One is a game called the function game, where he imagines the teacher having some rule in mind. So with quite a young group, the rule I might have in mind is “add one.” So I might write the number three on the board and a little arrow (this is all ideally done in silence) with a four next to it. Underneath, I might write seven with an arrow and then eight. Then maybe I’d write six underneath, with an arrow, and hand the pen over to the children – or motion with my pen towards the class and try and get someone to come up to the board and fill in what they think the answer it. With older children the rule might be square the number – you can make it as complex as you like. I then give them feedback – so if a child comes up and doesn’t write seven, I draw an unhappy face. It’s the kind of activity which children can get very engaged in and can just lead in so many different directions.
Do you feel you’ve had results with your teaching methods?
At the school where I used to teach our results were pretty good age 16. We had a lot of people coming through to do ‘A’ level and it was quite often the most popular ‘A’ level choice [Editor’s note: in the UK, children after age 16 choose only three subjects for their last two years of school, at the end of which they sit ‘A’ level exams in those subjects]. We were the only school in the local area to teach Further Maths as an ‘A’ level, which at that time was a subject in major decline outside public [private] schools.

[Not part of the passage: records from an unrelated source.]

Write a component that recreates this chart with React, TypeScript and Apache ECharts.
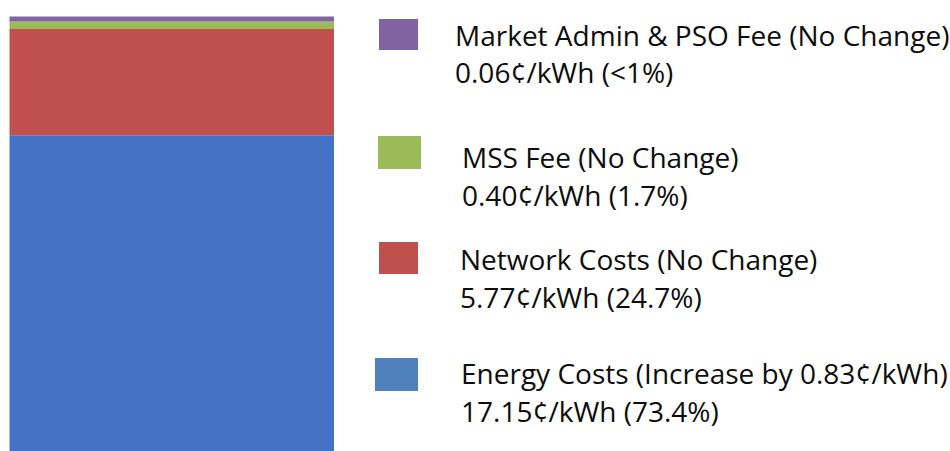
import React, { useEffect, useRef } from "react";
import * as echarts from "echarts";

const categories = ["Tariff"];
const seriesNames = ["Energy Costs", "Network Costs", "MSS Fee", "Market Admin & PSO Fee"];
const seriesValues = [17.15, 5.77, 0.4, 0.06];
const barColors = ["#4472C4", "#C0504D", "#9BBB59", "#8064A2"];
const legendColors = ["#4F81BD", "#C0504D", "#9BBB59", "#8064A2"];
const legendLine1 = [
  "Energy Costs (Increase by 0.83¢/kWh)",
  "Network Costs (No Change)",
  "MSS Fee (No Change)",
  "Market Admin & PSO Fee (No Change)",
];
const legendLine2 = [
  "17.15¢/kWh (73.4%)",
  "5.77¢/kWh (24.7%)",
  "0.40¢/kWh (1.7%)",
  "0.06¢/kWh (<1%)",
];

// layout of legend entries (pixels)
const legendBoxes = [
  { x: 375, y: 358, w: 43, h: 33, tx: 461, ty1: 373, ty2: 411 },
  { x: 379, y: 242, w: 39, h: 32, tx: 460, ty1: 259, ty2: 297 },
  { x: 378, y: 136, w: 43, h: 33, tx: 462, ty1: 157, ty2: 195 },
  { x: 379, y: 19, w: 39, h: 31, tx: 455, ty1: 34.5, ty2: 71.5 },
];

const FONT = "'Open Sans'";
const FONT_SIZE = 28;

export default function App() {
  const ref = useRef<HTMLDivElement>(null);
  useEffect(() => {
    if (!ref.current) return;
    const chart = echarts.init(ref.current, undefined, { renderer: "svg" });
    const graphics: any[] = [];
    legendBoxes.forEach((b, i) => {
      graphics.push({
        type: "rect",
        shape: { x: b.x, y: b.y, width: b.w, height: b.h },
        style: { fill: legendColors[i] },
      });
      graphics.push({
        type: "text",
        x: b.tx,
        y: b.ty1,
        style: {
          text: legendLine1[i],
          fill: "#0d0d0d",
          font: `${FONT_SIZE}px ${FONT}`,
          verticalAlign: "middle",
        },
      });
      graphics.push({
        type: "text",
        x: b.tx,
        y: b.ty2,
        style: {
          text: legendLine2[i],
          fill: "#0d0d0d",
          font: `${FONT_SIZE}px ${FONT}`,
          verticalAlign: "middle",
        },
      });
    });
    chart.setOption({
      animation: false,
      grid: { left: 9.5, top: 9, width: 324.5, height: 442 },
      xAxis: { type: "category", data: categories, show: false },
      yAxis: { type: "value", min: 0, max: 24, show: false },
      series: seriesNames.map((name, i) => ({
        name,
        type: "bar",
        stack: "total",
        barWidth: "100%",
        barMinHeight: i === 3 ? 5 : 0,
        data: [seriesValues[i]],
        itemStyle: { color: barColors[i] },
      })),
      graphic: graphics,
    });
    return () => chart.dispose();
  }, []);
  return (
    <div
      ref={ref}
      style={{ position: "fixed", left: 0, top: 0, width: 950, height: 451, background: "#fff" }}
    />
  );
}
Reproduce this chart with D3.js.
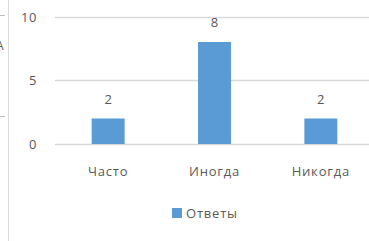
<!DOCTYPE html>
<html>
<head>
<meta charset="utf-8">
<script src="https://cdn.jsdelivr.net/npm/d3@7"></script>
<style>
  body { margin: 0; background: #fff; }
  svg text { font-family: "Open Sans", "Liberation Sans", sans-serif; fill: #595959; }
</style>
</head>
<body>
<svg width="369" height="241"></svg>
<script>
const categories = ["Часто", "Иногда", "Никогда"];
const values = [2, 8, 2];
const yTicks = [0, 5, 10];
const seriesName = "Ответы";

const svg = d3.select("svg");

// cut-off piece of the neighbouring element on the left
svg.append("line")
    .attr("x1", 8.5).attr("x2", 8.5)
    .attr("y1", 0).attr("y2", 241)
    .attr("stroke", "#d9d9d9");
svg.append("line")
    .attr("x1", 0).attr("x2", 5)
    .attr("y1", 15.5).attr("y2", 15.5)
    .attr("stroke", "#bfbfbf");
svg.append("line")
    .attr("x1", 0).attr("x2", 5)
    .attr("y1", 116.5).attr("y2", 116.5)
    .attr("stroke", "#bfbfbf");
svg.append("text")
    .attr("x", -4).attr("y", 50)
    .style("font-size", "12px")
    .text("А");

let x = d3.scaleBand().domain(categories).range([55, 374]).paddingInner(0.69).paddingOuter(0.345);
let y = d3.scaleLinear().domain([0, 10]).range([144, 16.5]);

// gridlines
svg.selectAll(".grid")
    .data(yTicks)
    .enter()
    .append("line")
    .attr("x1", 55).attr("x2", 369)
    .attr("y1", d => Math.round(y(d)) + 0.5)
    .attr("y2", d => Math.round(y(d)) + 0.5)
    .attr("stroke", "#d9d9d9")
    .attr("stroke-width", 1.3);

svg.selectAll(".ytick")
    .data(yTicks)
    .enter()
    .append("text")
    .attr("x", 37)
    .attr("y", d => y(d) + 5)
    .attr("text-anchor", "end")
    .style("font-size", "13px")
    .style("letter-spacing", "0.6px")
    .text(d => d);

svg.selectAll("rect.bar")
    .data(values)
    .enter()
    .append("rect")
    .attr("class", "bar")
    .attr("x", (d, i) => x(categories[i]))
    .attr("y", d => y(d))
    .attr("width", x.bandwidth())
    .attr("height", d => y(0) - y(d))
    .style("fill", "#5b9bd5");

svg.selectAll(".lbl")
    .data(values)
    .enter()
    .append("text")
    .attr("x", (d, i) => x(categories[i]) + x.bandwidth() / 2)
    .attr("y", d => y(d) - 15)
    .attr("text-anchor", "middle")
    .style("font-size", "13px")
    .text(d => d);

svg.selectAll(".cat")
    .data(categories)
    .enter()
    .append("text")
    .attr("x", d => x(d) + x.bandwidth() / 2)
    .attr("y", 176)
    .attr("text-anchor", "middle")
    .style("font-size", "13px")
    .style("letter-spacing", "0.8px")
    .text(d => d);

// legend
svg.append("rect")
    .attr("x", 172).attr("y", 208)
    .attr("width", 10).attr("height", 10)
    .style("fill", "#5b9bd5");
svg.append("text")
    .attr("x", 186).attr("y", 218)
    .style("font-size", "13px")
    .style("letter-spacing", "0.8px")
    .text(seriesName);
</script>
</body>
</html>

Those things for me were indicators that we were successful in developing in quite a few children a sense that mathematics was something they could be engaged in and excited about. I was teaching in a school with quite a disadvantaged catchment area, and we had a couple of people getting into Oxford to read maths and quite a lot of people doing mathsrelated university degrees. So yes, there were some good responses from the children.